If you are running on linux you can optionally compile a static build with cmake -D CMAKE_EXE_LINKER_FLAGS="-static" ..
which should make your binary portable across different flavours of the OS.
From here you can now build the components that make up turbopilot:
make codegen codegen-quantize codegen-serve
Where:
- codegen is a command line tool for testing out prompts in a lightweight way (a lot like llama.cpp)
- codegen-serve is the actual REST server that can be used to connect to VSCode
- codegen-quantize is the tool for quantizing models exported by the conversion script. For more details see Converting and Quantizing The Models.
Building with OpenBLAS
BLAS libraries accelerate mathematical operations. You can use the OpenBLAS implementation with Turbopilot to make generation faster - particularly for longer prompts.
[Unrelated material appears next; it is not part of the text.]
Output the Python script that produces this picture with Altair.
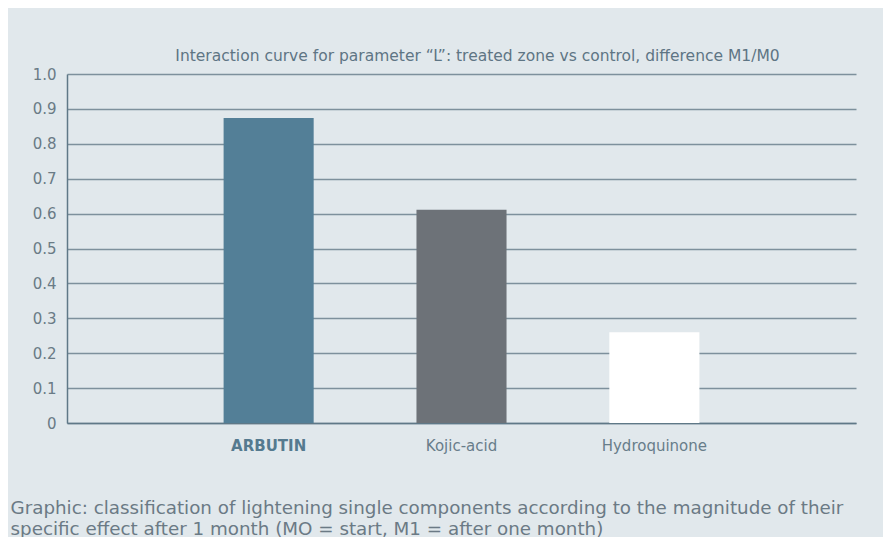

When you run cmake, you can additionally set -D GGML_OPENBLAS=On
to enable BLAS support.
E.g. cmake .. -D GGML_OPENBLAS=On
Building with CuBLAS
CuBLAS is the BLAS library provided by nvidia that runs linear algebra code on your GPU. This can speed up the application significantly, especially when working with long prompts.
Install Cuda SDK for your Operating System
You will need nvcc
and the libcublas-dev
dependencies as a bare minimum. Follow the guide from nvidia here for more detailed installation instructions.
Configuring Cmake with CuBLAS
You will need to set -DGGML_CUBLAS=ON
and also pass the path to your nvcc
executable with -DCMAKE_CUDA_COMPILER=/path/to/nvcc
.
Full example: cmake -DGGML_CUBLAS=ON -DCMAKE_CUDA_COMPILER=/usr/local/cuda/bin/nvcc ..